> _Work required_
Collect every line below that contains the word "this".

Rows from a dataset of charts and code
** begin **
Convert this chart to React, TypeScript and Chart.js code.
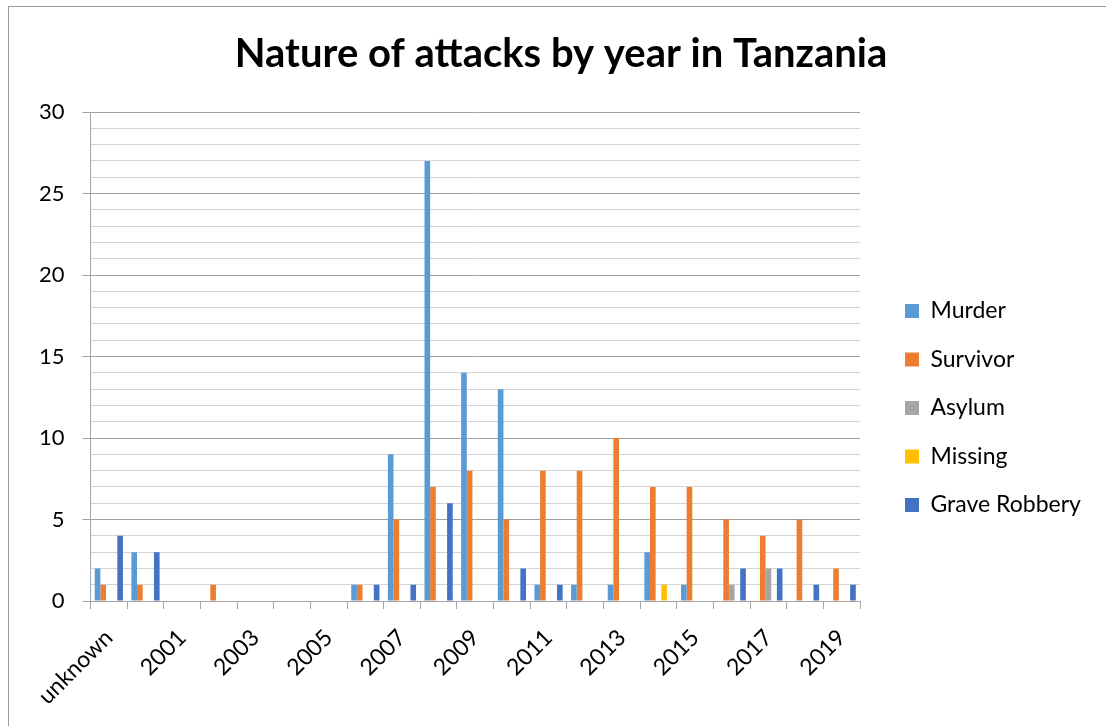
import React, { useEffect, useRef } from "react";
import { Chart, registerables } from "chart.js";

Chart.register(...registerables);

const categories = [
  "unknown", "2000", "2001", "2002", "2003", "2004", "2005", "2006", "2007", "2008",
  "2009", "2010", "2011", "2012", "2013", "2014", "2015", "2016", "2017", "2018", "2019",
];
const murder = [2, 3, 0, 0, 0, 0, 0, 1, 9, 27, 14, 13, 1, 1, 1, 3, 1, 0, 0, 0, 0];
const survivor = [1, 1, 0, 1, 0, 0, 0, 1, 5, 7, 8, 5, 8, 8, 10, 7, 7, 5, 4, 5, 2];
const asylum = [0, 0, 0, 0, 0, 0, 0, 0, 0, 0, 0, 0, 0, 0, 0, 0, 0, 1, 2, 0, 0];
const missing = [0, 0, 0, 0, 0, 0, 0, 0, 0, 0, 0, 0, 0, 0, 0, 1, 0, 0, 0, 0, 0];
const graveRobbery = [4, 3, 0, 0, 0, 0, 0, 1, 1, 6, 0, 2, 1, 0, 0, 0, 0, 2, 2, 1, 1];

const seriesNames = ["Murder", "Survivor", "Asylum", "Missing", "Grave Robbery"];
const seriesColors = ["#5B9BD5", "#ED7D31", "#A5A5A5", "#FFC000", "#4472C4"];
const yTicksMajor = [0, 5, 10, 15, 20, 25, 30];

const TITLE = "Nature of attacks by year in Tanzania";
const FONT = "Lato";
const TICK_SIZE = 22;
const XTICK_SIZE = 23;
const LEGEND_SIZE = 23;
const LEGEND_PAD = 25.5;
const LEGEND_BOX_X = 905;
const PLOT_RIGHT = 860;
const TITLE_CENTER_X = 561;

export default function App() {
  const ref = useRef<HTMLCanvasElement | null>(null);

  useEffect(() => {
    document.body.style.margin = "0";
    const canvas = ref.current!;
    const mctx = document.createElement("canvas").getContext("2d")!;
    mctx.font = `${LEGEND_SIZE}px ${FONT}`;
    const widest = Math.max(...seriesNames.map((s) => mctx.measureText(s).width));
    const legendWidth = LEGEND_PAD + 14 + LEGEND_SIZE / 2 + widest + 10;
    const rightPad = 1106 - PLOT_RIGHT - legendWidth;

    const placement = {
      id: "placement",
      afterLayout(chart: any) {
        const l = chart.legend;
        if (l) {
          const dx = LEGEND_BOX_X - (l.left + LEGEND_PAD);
          l.left += dx;
          l.right += dx;
        }
        const t = chart.titleBlock;
        if (t) {
          const dx = TITLE_CENTER_X - (t.left + t.right) / 2;
          t.left += dx;
          t.right += dx;
        }
      },
    };

    const datasets = [murder, survivor, asylum, missing, graveRobbery].map((d, i) => ({
      label: seriesNames[i],
      data: d,
      backgroundColor: seriesColors[i],
      borderWidth: 0,
      categoryPercentage: 0.77,
      barPercentage: 1,
    }));

    const chart = new Chart(canvas, {
      type: "bar",
      data: { labels: categories, datasets },
      plugins: [placement],
      options: {
        animation: false,
        responsive: false,
        layout: { padding: { left: 21, right: rightPad, top: 0, bottom: 1 } },
        plugins: {
          title: {
            display: true,
            text: TITLE,
            color: "#000",
            font: { family: FONT, size: 40, weight: "bold" },
            padding: { top: 30, bottom: 34 },
          },
          legend: {
            position: "right",
            title: { display: true, text: " ", font: { family: FONT, size: 12 }, padding: { top: 0, bottom: 76.6 } },
            labels: {
              boxWidth: 14,
              boxHeight: 14,
              padding: LEGEND_PAD,
              color: "#000",
              font: { family: FONT, size: LEGEND_SIZE },
            },
          },
          tooltip: { enabled: false },
        },
        scales: {
          x: {
            grid: {
              drawOnChartArea: false,
              drawTicks: true,
              tickLength: 8,
              color: "#a6a6a6",
              offset: true,
            },
            border: { color: "#a6a6a6" },
            ticks: {
              autoSkip: false,
              maxRotation: 45,
              minRotation: 45,
              padding: 15,
              color: "#000",
              font: { family: FONT, size: XTICK_SIZE },
              callback: (_v: any, i: number) => (i % 2 === 0 ? categories[i] : ""),
            },
          },
          y: {
            min: 0,
            max: 30,
            ticks: {
              stepSize: 1,
              autoSkip: false,
              padding: 18,
              color: "#000",
              font: { family: FONT, size: TICK_SIZE },
              callback: (v: any) => (yTicksMajor.includes(Number(v)) ? String(v) : ""),
            },
            grid: {
              color: (c: any) => (yTicksMajor.includes(c.tick?.value) ? "#a0a0a0" : "#d4d4d4"),
              tickColor: (c: any) => (yTicksMajor.includes(c.tick?.value) ? "#a0a0a0" : "rgba(0,0,0,0)"),
              tickLength: 8,
            },
            border: { color: "#a6a6a6" },
          },
        },
      } as any,
    });
    return () => chart.destroy();
  }, []);

  return (
    <div style={{ position: "fixed", left: 0, top: 0, width: 1106, height: 726, overflow: "hidden", background: "#fff" }}>
      <div
        style={{
          position: "absolute",
          left: 8,
          top: 6,
          width: 1200,
          height: 800,
          borderLeft: "1px solid #9a9a9a",
          borderTop: "1px solid #9a9a9a",
        }}
      />
      <canvas ref={ref} width={1106} height={726} style={{ position: "absolute", left: 0, top: 0, width: 1106, height: 726 }} />
    </div>
  );
}
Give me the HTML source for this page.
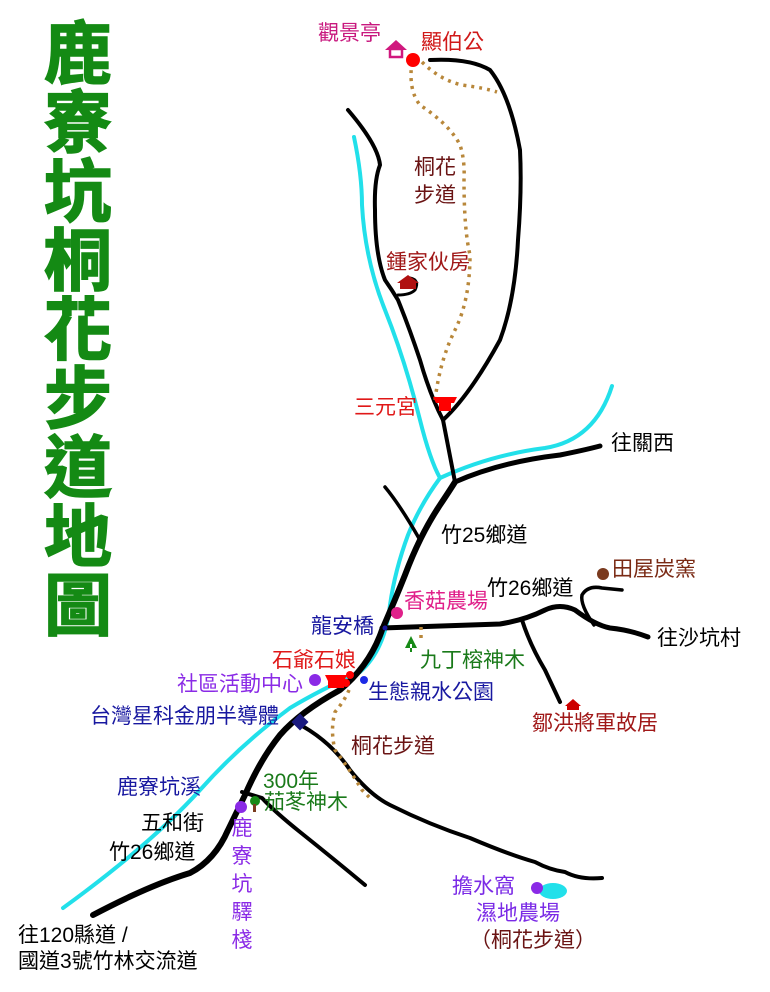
<!DOCTYPE html>
<html><head><meta charset="utf-8"><style>
html,body{margin:0;padding:0;background:#fff;}
svg{display:block;}
text{font-family:"Liberation Sans","Noto Sans CJK TC",sans-serif;}
</style></head><body>
<svg width="770" height="992" viewBox="0 0 770 992" xmlns="http://www.w3.org/2000/svg">
<rect width="770" height="992" fill="#fff"/>
<g font-size="68" font-weight="bold" fill="#148a14" stroke="#148a14" stroke-width="1.5" text-anchor="middle">
<text x="78" y="78">鹿</text><text x="78" y="147">寮</text><text x="78" y="216">坑</text>
<text x="78" y="285">桐</text><text x="78" y="354">花</text><text x="78" y="423">步</text>
<text x="78" y="492">道</text><text x="78" y="561">地</text><text x="78" y="630">圖</text>
</g>
<g fill="none" stroke="#22e0ea" stroke-width="4" stroke-linecap="round">
<path d="M354,137 Q362,175 362,205 Q365,260 385,310 Q405,360 420,420 Q430,460 440,478 Q420,505 408,535 Q395,570 390,605 Q385,650 360,672 Q320,690 290,708 Q240,745 200,790 Q150,845 63,908"/>
<path d="M440,478 Q490,455 545,448 Q595,440 612,386"/>
<ellipse cx="553" cy="891" rx="14" ry="8" fill="#22e0ea" stroke="none"/>
</g>
<g fill="none" stroke="#000" stroke-linecap="round" stroke-linejoin="round">
<path stroke-width="6" d="M93,915 Q150,885 190,873 Q215,860 228,830 L245,795 Q260,760 280,735 Q300,712 340,690 Q370,665 382,630 Q395,600 405,575 Q420,535 440,505 Q450,490 455,482"/>
<path stroke-width="5" d="M455,482 Q500,462 560,455 Q585,450 600,446"/>
<path stroke-width="4" d="M455,482 L443,420 Q430,395 420,360 Q410,330 400,305 L398,300 Q392,290 385,280 Q375,255 375,210 Q374,180 380,165 Q378,145 348,110"/>
<path stroke-width="4" d="M443,420 Q470,395 500,340 Q515,300 518,240 Q522,190 520,150 Q510,95 490,70 Q470,58 430,60"/>
<path stroke-width="3" d="M398,295 Q410,295 415,290 Q420,280 410,278"/>
<path stroke-width="3.5" d="M385,487 Q400,505 420,540"/>
<path stroke-width="5" d="M382,628 Q440,626 500,624 Q525,620 545,610 Q560,603 575,610 Q595,625 610,628 Q630,630 648,637"/>
<path stroke-width="4" d="M522,620 Q530,645 545,670 L560,702"/>
<path stroke-width="3.5" d="M594,625 Q580,605 582,595 Q588,585 602,588 L622,590"/>
<path stroke-width="4" d="M295,722 Q330,740 350,770 Q370,795 390,805 Q430,825 470,838 Q510,855 535,862 Q550,870 565,872 Q580,880 602,878"/>
<path stroke-width="4" d="M242,792 L262,798 Q275,812 300,832 Q335,860 365,885"/>
</g>
<g fill="none" stroke="#b8873a" stroke-width="3.5" stroke-dasharray="3,5">
<path d="M412,62 Q408,90 420,105 Q450,125 460,145 Q465,160 464,180 Q464,230 470,255 Q470,300 455,330 Q440,360 435,400"/>
<path d="M422,62 Q440,80 462,85 Q485,88 497,92"/>
<path d="M349,690 Q345,700 335,712 Q330,730 335,750 Q350,770 362,790 L372,800"/>
<path d="M421,627 L421,640"/>
</g>
<circle cx="413" cy="60" r="7" fill="#f00"/>
<path d="M385,50 L396,40 L407,50 Z" fill="#d0187e"/><rect x="390" y="49" width="12" height="8" fill="#fff" stroke="#d0187e" stroke-width="2.5"/>
<path d="M397,283 L408,275 L419,283 Z M400,282 h16 v7 h-16z" fill="#b01010"/>
<path d="M433,397 h24 l-3,6 h-3 v8 h-12 v-8 h-3z" fill="#f00"/>
<circle cx="397" cy="613" r="6" fill="#e0208a"/>
<circle cx="385" cy="628" r="2.5" fill="#1818a0"/>
<path d="M411,636 L405,648 L417,648Z M410,644 h2 v8 h-2z" fill="#178a17"/>
<circle cx="603" cy="574" r="6" fill="#7a3a1e"/>
<path d="M565,706 L573,699 L581,706 Z M567,705 h12 v5 h-12z" fill="#c00"/>
<circle cx="315" cy="680" r="6" fill="#8a2ae6"/>
<path d="M325,675 h22 l-3,6 v7 h-16 v-7z" fill="#f00"/>
<circle cx="350" cy="675" r="4" fill="#f00"/><circle cx="346" cy="683" r="4" fill="#f00"/>
<circle cx="364" cy="680" r="4" fill="#1c2ae6"/>
<rect x="294" y="716" width="12" height="12" fill="#1a1a80" transform="rotate(45 300 722)"/>
<circle cx="241" cy="807" r="6" fill="#8a2ae6"/>
<circle cx="255" cy="801" r="5" fill="#178a17"/><rect x="253" y="804" width="3" height="8" fill="#7a3a1e"/>
<circle cx="537" cy="888" r="6" fill="#8a2ae6"/>
<g font-size="21">
<text x="318" y="40" fill="#c8187e">觀景亭</text>
<text x="421" y="49" fill="#d01818">顯伯公</text>
<text x="414" y="174" fill="#6a1414">桐花</text>
<text x="414" y="202" fill="#6a1414">步道</text>
<text x="386" y="269" fill="#a01818">鍾家伙房</text>
<text x="354" y="414" fill="#e01818">三元宮</text>
<text x="611" y="450" fill="#000">往關西</text>
<text x="441" y="542" fill="#000">竹25鄉道</text>
<text x="612" y="576" fill="#7a2a14">田屋炭窯</text>
<text x="487" y="595" fill="#000">竹26鄉道</text>
<text x="404" y="608" fill="#e0208a">香菇農場</text>
<text x="311" y="633" fill="#1818a0">龍安橋</text>
<text x="657" y="645" fill="#000">往沙坑村</text>
<text x="272" y="667" fill="#e01818">石爺石娘</text>
<text x="420" y="667" fill="#1a7a1a">九丁榕神木</text>
<text x="177" y="691" fill="#8a2ae6">社區活動中心</text>
<text x="368" y="699" fill="#1818a0">生態親水公園</text>
<text x="90" y="723" fill="#1818a0">台灣星科金朋半導體</text>
<text x="532" y="730" fill="#a01818">鄒洪將軍故居</text>
<text x="351" y="753" fill="#6a1414">桐花步道</text>
<text x="263" y="788" fill="#1a7a1a">300年</text>
<text x="264" y="809" fill="#1a7a1a">茄苳神木</text>
<text x="117" y="794" fill="#1818a0">鹿寮坑溪</text>
<text x="141" y="830" fill="#000">五和街</text>
<text x="109" y="859" fill="#000">竹26鄉道</text>
<text x="452" y="893" fill="#7a2ae6">擔水窩</text>
<text x="476" y="920" fill="#7a2ae6">濕地農場</text>
<text x="470" y="947" fill="#6a1414">（桐花步道）</text>
<text x="18" y="942" fill="#000">往120縣道 /</text>
<text x="18" y="968" fill="#000">國道3號竹林交流道</text>
</g>
<g font-size="21" fill="#8a2ae6" text-anchor="middle">
<text x="242" y="835">鹿</text><text x="242" y="863">寮</text><text x="242" y="891">坑</text><text x="242" y="919">驛</text><text x="242" y="947">棧</text>
</g>
</svg>
</body></html>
** end **
> _Final result_
Convert this chart to React, TypeScript and Chart.js code.
Give me the HTML source for this page.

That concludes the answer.